::: DATA SECTION

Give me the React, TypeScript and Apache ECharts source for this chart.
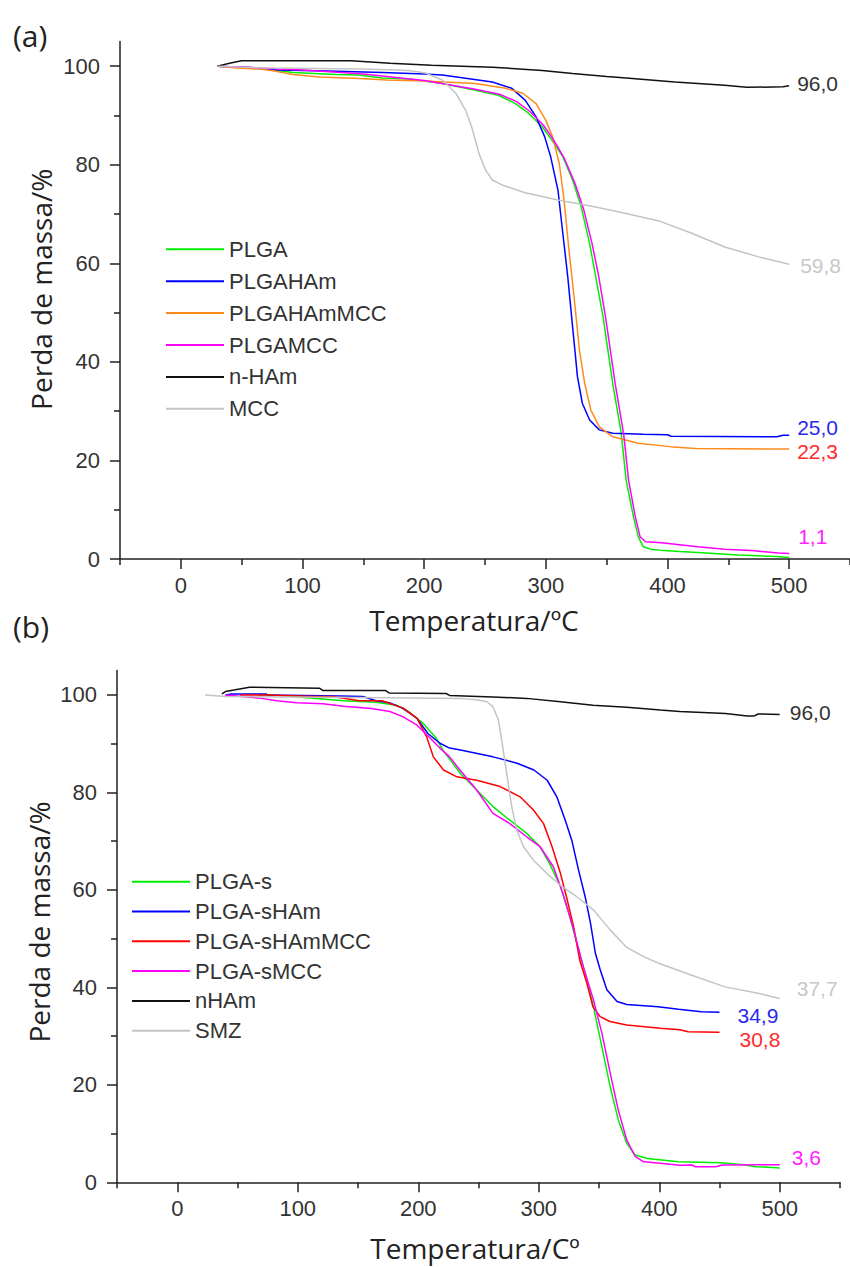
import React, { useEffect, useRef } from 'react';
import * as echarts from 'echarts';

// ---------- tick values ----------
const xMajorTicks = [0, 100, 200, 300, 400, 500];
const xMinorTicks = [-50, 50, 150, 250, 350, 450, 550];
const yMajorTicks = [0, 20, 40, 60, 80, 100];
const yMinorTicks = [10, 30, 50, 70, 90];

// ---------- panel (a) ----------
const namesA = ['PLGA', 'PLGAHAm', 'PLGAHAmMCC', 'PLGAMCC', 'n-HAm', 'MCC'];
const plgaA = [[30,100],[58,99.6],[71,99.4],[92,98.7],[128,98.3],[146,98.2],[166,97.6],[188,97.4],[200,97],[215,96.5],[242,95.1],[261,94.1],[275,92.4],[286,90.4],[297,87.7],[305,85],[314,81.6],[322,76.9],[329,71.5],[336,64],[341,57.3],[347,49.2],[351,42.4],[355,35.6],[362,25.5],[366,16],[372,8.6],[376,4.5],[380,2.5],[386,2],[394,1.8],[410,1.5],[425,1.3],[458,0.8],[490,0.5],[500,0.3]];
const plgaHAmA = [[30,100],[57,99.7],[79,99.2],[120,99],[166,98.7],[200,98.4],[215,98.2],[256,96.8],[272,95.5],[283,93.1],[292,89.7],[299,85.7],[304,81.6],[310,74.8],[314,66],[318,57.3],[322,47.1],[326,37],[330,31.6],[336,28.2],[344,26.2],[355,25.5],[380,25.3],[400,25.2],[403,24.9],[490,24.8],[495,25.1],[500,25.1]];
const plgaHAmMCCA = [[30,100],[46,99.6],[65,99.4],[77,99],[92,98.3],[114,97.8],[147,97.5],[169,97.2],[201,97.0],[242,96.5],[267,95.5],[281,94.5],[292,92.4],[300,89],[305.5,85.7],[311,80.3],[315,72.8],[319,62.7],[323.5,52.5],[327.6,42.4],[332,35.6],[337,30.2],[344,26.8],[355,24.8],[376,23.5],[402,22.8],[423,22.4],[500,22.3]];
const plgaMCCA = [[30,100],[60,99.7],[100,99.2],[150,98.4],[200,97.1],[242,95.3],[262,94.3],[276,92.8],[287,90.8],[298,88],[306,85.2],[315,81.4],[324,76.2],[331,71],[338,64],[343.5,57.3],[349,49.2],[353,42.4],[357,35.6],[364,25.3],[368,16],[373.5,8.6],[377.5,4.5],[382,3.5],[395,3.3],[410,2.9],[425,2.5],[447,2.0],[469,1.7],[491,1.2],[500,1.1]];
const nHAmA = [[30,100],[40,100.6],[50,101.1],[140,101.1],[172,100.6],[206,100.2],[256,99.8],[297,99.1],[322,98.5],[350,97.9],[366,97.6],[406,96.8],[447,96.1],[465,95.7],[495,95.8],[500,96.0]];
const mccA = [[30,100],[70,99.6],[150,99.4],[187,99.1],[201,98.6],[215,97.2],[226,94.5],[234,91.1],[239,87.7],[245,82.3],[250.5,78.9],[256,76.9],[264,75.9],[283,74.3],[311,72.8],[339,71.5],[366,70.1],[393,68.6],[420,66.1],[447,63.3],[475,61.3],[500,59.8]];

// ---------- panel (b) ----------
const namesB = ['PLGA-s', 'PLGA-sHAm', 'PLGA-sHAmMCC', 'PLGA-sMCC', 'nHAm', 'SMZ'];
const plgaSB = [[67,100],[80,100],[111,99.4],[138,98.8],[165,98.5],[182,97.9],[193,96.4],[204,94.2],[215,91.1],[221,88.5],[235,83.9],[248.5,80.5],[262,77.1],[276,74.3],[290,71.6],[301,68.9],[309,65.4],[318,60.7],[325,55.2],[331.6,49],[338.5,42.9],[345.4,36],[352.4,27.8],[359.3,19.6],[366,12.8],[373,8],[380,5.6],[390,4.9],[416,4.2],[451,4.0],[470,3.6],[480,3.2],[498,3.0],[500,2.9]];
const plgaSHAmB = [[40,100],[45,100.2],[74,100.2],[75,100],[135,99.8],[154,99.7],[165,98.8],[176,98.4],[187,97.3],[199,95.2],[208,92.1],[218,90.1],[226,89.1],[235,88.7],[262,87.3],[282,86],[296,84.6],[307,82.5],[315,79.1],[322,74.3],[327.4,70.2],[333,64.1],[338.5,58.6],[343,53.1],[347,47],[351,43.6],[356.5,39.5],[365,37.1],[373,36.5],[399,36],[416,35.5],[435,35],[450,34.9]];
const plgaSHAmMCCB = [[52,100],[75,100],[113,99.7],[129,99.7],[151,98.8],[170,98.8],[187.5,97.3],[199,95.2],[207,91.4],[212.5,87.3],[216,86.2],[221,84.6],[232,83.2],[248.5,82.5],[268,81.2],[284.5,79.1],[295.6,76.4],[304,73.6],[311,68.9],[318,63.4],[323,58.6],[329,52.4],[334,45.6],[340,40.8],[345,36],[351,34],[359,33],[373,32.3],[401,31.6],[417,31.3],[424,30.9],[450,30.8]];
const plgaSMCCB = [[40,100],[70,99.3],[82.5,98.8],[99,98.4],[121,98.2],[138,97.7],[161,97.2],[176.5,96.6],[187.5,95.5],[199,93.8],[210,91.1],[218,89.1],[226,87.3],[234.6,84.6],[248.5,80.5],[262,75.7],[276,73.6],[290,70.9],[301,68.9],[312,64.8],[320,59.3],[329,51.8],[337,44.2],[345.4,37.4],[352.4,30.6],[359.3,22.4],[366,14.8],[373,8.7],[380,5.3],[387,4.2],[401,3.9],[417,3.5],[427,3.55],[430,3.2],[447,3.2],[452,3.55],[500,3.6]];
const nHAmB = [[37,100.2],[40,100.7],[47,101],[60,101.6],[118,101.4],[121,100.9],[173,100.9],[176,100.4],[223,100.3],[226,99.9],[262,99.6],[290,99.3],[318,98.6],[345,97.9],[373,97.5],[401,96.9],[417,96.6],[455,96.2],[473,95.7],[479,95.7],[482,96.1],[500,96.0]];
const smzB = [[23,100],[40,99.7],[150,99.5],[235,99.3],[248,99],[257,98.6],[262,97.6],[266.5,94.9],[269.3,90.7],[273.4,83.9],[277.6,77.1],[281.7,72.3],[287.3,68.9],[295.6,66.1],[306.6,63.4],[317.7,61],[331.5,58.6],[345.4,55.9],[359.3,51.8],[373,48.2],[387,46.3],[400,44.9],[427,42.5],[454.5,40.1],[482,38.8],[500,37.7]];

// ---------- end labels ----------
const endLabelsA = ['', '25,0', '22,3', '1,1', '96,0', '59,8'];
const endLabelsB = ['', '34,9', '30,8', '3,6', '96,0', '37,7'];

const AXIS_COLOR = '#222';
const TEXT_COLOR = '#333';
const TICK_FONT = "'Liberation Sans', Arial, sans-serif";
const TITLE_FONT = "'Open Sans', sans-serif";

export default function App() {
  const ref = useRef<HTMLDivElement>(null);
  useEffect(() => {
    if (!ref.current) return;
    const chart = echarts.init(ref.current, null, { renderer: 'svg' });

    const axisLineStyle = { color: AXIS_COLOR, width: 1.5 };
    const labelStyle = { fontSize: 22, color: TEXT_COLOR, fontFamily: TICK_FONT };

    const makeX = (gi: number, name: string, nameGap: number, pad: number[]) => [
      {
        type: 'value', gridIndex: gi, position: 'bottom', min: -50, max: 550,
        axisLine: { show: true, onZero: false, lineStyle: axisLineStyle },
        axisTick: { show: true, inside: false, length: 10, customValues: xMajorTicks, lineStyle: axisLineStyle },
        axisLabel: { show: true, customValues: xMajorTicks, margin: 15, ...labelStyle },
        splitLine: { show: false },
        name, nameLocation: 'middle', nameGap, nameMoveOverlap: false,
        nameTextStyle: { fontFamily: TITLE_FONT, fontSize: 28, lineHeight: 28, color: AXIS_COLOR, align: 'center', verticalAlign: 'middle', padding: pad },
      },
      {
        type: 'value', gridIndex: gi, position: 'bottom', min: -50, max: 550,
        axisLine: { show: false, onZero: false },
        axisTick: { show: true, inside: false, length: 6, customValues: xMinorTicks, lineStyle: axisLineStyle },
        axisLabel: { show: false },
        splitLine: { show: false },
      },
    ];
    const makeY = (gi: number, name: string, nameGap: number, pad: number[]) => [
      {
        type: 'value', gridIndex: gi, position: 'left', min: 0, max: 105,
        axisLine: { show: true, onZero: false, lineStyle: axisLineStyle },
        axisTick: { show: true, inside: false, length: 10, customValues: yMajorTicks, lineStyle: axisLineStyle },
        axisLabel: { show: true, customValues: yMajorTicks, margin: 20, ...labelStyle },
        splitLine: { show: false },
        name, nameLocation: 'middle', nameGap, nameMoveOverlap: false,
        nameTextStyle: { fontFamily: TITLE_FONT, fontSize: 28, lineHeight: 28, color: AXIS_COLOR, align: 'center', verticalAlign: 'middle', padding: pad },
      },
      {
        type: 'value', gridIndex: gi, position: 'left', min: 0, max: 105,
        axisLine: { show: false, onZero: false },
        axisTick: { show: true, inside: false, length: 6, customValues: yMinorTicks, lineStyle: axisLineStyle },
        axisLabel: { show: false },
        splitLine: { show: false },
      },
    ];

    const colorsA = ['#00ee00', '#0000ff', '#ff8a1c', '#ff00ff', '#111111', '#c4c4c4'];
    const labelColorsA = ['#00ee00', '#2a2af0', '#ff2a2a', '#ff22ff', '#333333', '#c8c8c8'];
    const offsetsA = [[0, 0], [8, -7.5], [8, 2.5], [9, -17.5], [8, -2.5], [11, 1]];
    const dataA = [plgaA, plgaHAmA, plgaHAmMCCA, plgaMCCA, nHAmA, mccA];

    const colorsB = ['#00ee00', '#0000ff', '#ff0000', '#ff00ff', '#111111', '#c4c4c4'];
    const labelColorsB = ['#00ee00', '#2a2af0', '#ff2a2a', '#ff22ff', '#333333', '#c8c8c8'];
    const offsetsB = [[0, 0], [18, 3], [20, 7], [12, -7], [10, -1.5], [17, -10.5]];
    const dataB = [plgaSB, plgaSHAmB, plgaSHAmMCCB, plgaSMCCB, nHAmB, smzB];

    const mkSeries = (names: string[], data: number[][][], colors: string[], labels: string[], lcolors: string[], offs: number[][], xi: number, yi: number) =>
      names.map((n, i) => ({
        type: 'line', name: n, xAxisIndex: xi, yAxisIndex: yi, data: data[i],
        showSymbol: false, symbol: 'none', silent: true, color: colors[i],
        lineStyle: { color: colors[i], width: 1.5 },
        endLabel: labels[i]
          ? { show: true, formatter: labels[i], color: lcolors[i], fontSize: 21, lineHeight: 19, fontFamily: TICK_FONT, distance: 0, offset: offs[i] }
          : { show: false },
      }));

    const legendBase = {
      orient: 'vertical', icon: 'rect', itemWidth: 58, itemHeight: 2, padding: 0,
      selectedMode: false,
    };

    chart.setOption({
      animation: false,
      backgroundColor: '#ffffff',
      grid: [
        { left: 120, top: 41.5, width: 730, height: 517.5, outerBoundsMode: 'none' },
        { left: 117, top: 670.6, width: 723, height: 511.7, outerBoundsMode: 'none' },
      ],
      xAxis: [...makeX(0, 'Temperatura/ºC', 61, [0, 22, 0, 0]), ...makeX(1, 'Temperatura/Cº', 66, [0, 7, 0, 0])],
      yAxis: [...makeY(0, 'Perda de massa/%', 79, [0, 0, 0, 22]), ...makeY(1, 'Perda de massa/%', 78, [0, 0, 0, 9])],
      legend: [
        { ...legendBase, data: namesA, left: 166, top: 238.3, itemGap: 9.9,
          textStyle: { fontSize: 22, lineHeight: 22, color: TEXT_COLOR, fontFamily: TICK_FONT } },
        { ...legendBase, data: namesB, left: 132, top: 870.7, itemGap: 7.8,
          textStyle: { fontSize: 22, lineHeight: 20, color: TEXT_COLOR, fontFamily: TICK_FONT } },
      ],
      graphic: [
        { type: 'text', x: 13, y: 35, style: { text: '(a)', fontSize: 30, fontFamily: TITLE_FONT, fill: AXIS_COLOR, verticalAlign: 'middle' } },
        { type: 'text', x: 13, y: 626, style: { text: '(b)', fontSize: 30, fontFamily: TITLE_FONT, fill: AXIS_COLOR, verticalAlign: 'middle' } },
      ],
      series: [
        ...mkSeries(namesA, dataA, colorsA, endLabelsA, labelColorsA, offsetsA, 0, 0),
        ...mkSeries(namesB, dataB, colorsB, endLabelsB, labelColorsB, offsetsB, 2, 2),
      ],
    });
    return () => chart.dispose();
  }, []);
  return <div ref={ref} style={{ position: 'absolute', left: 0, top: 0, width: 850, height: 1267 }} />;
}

::::::

Copy out each line of the data where the string "React" appears.

- ANSWER IN FULL:
Give me the React, TypeScript and Apache ECharts source for this chart.
import React, { useEffect, useRef } from 'react';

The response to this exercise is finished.